__Work instructions__. From the first line of the data below through the line bearing "0.048, 0.040, 0.037]", reproduce each line exactly; do not include pictures.
■ ■ ■ ■ ■
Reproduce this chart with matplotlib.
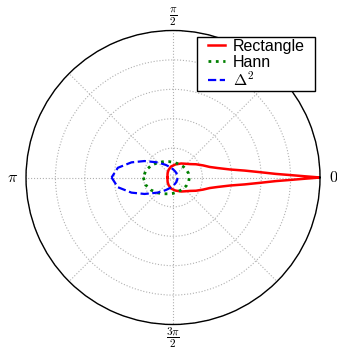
import numpy as np
import matplotlib
matplotlib.use('Agg')
import matplotlib.pyplot as plt
from matplotlib.path import Path

plt.rcParams['mathtext.fontset'] = 'cm'
plt.rcParams['font.family'] = ['Liberation Sans', 'DejaVu Sans']

# angles in degrees, radius relative to outer circle
rect_theta = [-180, -160, -140, -120, -100, -80, -60, -48, -38, -30, -22, -16, -12, -8, -5.5, -3.5, -2.0, -1.2, -0.6, -0.3,
              0, 0.3, 0.6, 1.2, 2.0, 3.5, 5.5, 8, 12, 16, 22, 30, 38, 48, 60, 80, 100, 120, 140, 160, 180]
rect_r = [0.037, 0.040, 0.048, 0.060, 0.076, 0.090, 0.110, 0.126, 0.148, 0.180, 0.220, 0.260, 0.310, 0.392, 0.490, 0.593, 0.700, 0.796, 0.885, 0.940,
          1.0, 0.940, 0.885, 0.796, 0.700, 0.593, 0.490, 0.392, 0.310, 0.260, 0.220, 0.180, 0.148, 0.126, 0.110, 0.090, 0.076, 0.060, 0.048, 0.040, 0.037]

hann_theta = [-180, -165, -150, -135, -120, -105, -90, -75, -60, -45, -30, -15,
              0, 15, 30, 45, 60, 75, 90, 105, 120, 135, 150, 165, 180]
hann_r = [0.202, 0.193, 0.172, 0.148, 0.128, 0.115, 0.108, 0.103, 0.101, 0.104, 0.107, 0.110,
          0.111, 0.109, 0.105, 0.102, 0.100, 0.100, 0.104, 0.112, 0.125, 0.144, 0.168, 0.191, 0.202]

delta_theta = [-180, -170, -160, -150, -135, -120, -105, -90, -75, -60, -30,
               0, 30, 60, 75, 90, 105, 120, 135, 150, 160, 170, 180]
delta_r = [0.418, 0.381, 0.301, 0.224, 0.145, 0.099, 0.073, 0.056, 0.046, 0.040, 0.033,
           0.031, 0.033, 0.040, 0.046, 0.056, 0.073, 0.099, 0.145, 0.224, 0.301, 0.381, 0.418]

grid_angles = [0, 45, 90, 135, 180, 225, 270, 315]
angle_labels = {0: r'$0$', 90: r'$\frac{\pi}{2}$', 180: r'$\pi$', 270: r'$\frac{3\pi}{2}$'}


def wide_box(x0, y0, width, height, mutation_size):
    # legend frame with extra room left and right only
    dx = 8
    return Path([(x0 - dx, y0), (x0 + width + dx, y0), (x0 + width + dx, y0 + height),
                 (x0 - dx, y0 + height), (x0 - dx, y0)], closed=True)


fig = plt.figure(figsize=(3.37, 3.49), dpi=100)
ax = fig.add_axes([0.0772, 0.0702, 0.8724, 0.8424], projection='polar')

ax.plot(np.radians(rect_theta), rect_r, color='red', lw=1.8, label='Rectangle')
ax.plot(np.radians(hann_theta), hann_r, color='green', lw=2, ls=':', label='Hann')
ax.plot(np.radians(delta_theta), delta_r, color='blue', lw=1.6, ls='--', label=r'$\Delta^2$')

ax.set_ylim(0, 1)
ax.set_yticks([0.2, 0.4, 0.6, 0.8, 1.0])
ax.set_yticklabels([])
ax.set_thetagrids(grid_angles, [''] * len(grid_angles))
# old-style angle labels sitting just outside the circle
for ang, txt in angle_labels.items():
    ax.text(np.radians(ang), 1.09, txt, ha='center', va='center', fontsize=11.5, clip_on=False)
ax.grid(True, color='#b0b0b0', ls=':', lw=0.8)
ax.spines['polar'].set_linewidth(1.0)

leg = ax.legend(loc='upper right', bbox_to_anchor=(0.911, 0.8954), bbox_transform=fig.transFigure,
                borderaxespad=0, fancybox=False, framealpha=1, edgecolor='black',
                fontsize=11.5, handlelength=1.1, handletextpad=0.45, labelspacing=0.05,
                borderpad=0.15)
leg.get_frame().set_linewidth(1.0)
leg.get_frame().set_boxstyle(wide_box)

fig.savefig('out.png', dpi=100)
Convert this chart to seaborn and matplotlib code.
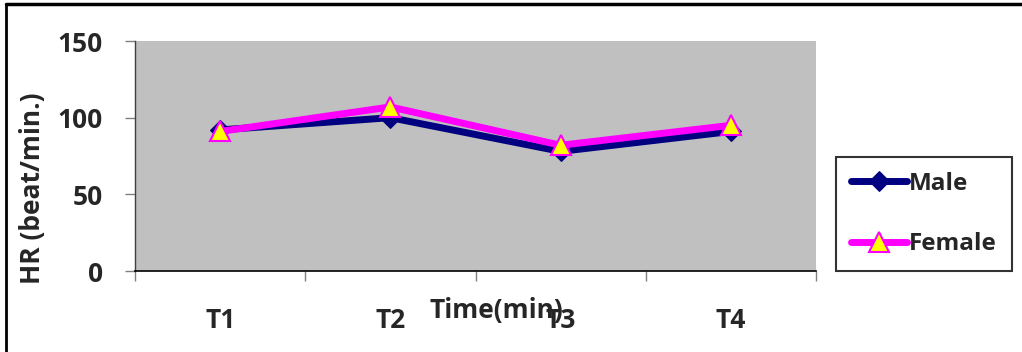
■ ■ ■ ■ ■
__Problem solution__.
Reproduce this chart with matplotlib.
import numpy as np
import matplotlib
matplotlib.use('Agg')
import matplotlib.pyplot as plt
from matplotlib.path import Path

plt.rcParams['mathtext.fontset'] = 'cm'
plt.rcParams['font.family'] = ['Liberation Sans', 'DejaVu Sans']

# angles in degrees, radius relative to outer circle
rect_theta = [-180, -160, -140, -120, -100, -80, -60, -48, -38, -30, -22, -16, -12, -8, -5.5, -3.5, -2.0, -1.2, -0.6, -0.3,
              0, 0.3, 0.6, 1.2, 2.0, 3.5, 5.5, 8, 12, 16, 22, 30, 38, 48, 60, 80, 100, 120, 140, 160, 180]
rect_r = [0.037, 0.040, 0.048, 0.060, 0.076, 0.090, 0.110, 0.126, 0.148, 0.180, 0.220, 0.260, 0.310, 0.392, 0.490, 0.593, 0.700, 0.796, 0.885, 0.940,
          1.0, 0.940, 0.885, 0.796, 0.700, 0.593, 0.490, 0.392, 0.310, 0.260, 0.220, 0.180, 0.148, 0.126, 0.110, 0.090, 0.076, 0.060, 0.048, 0.040, 0.037]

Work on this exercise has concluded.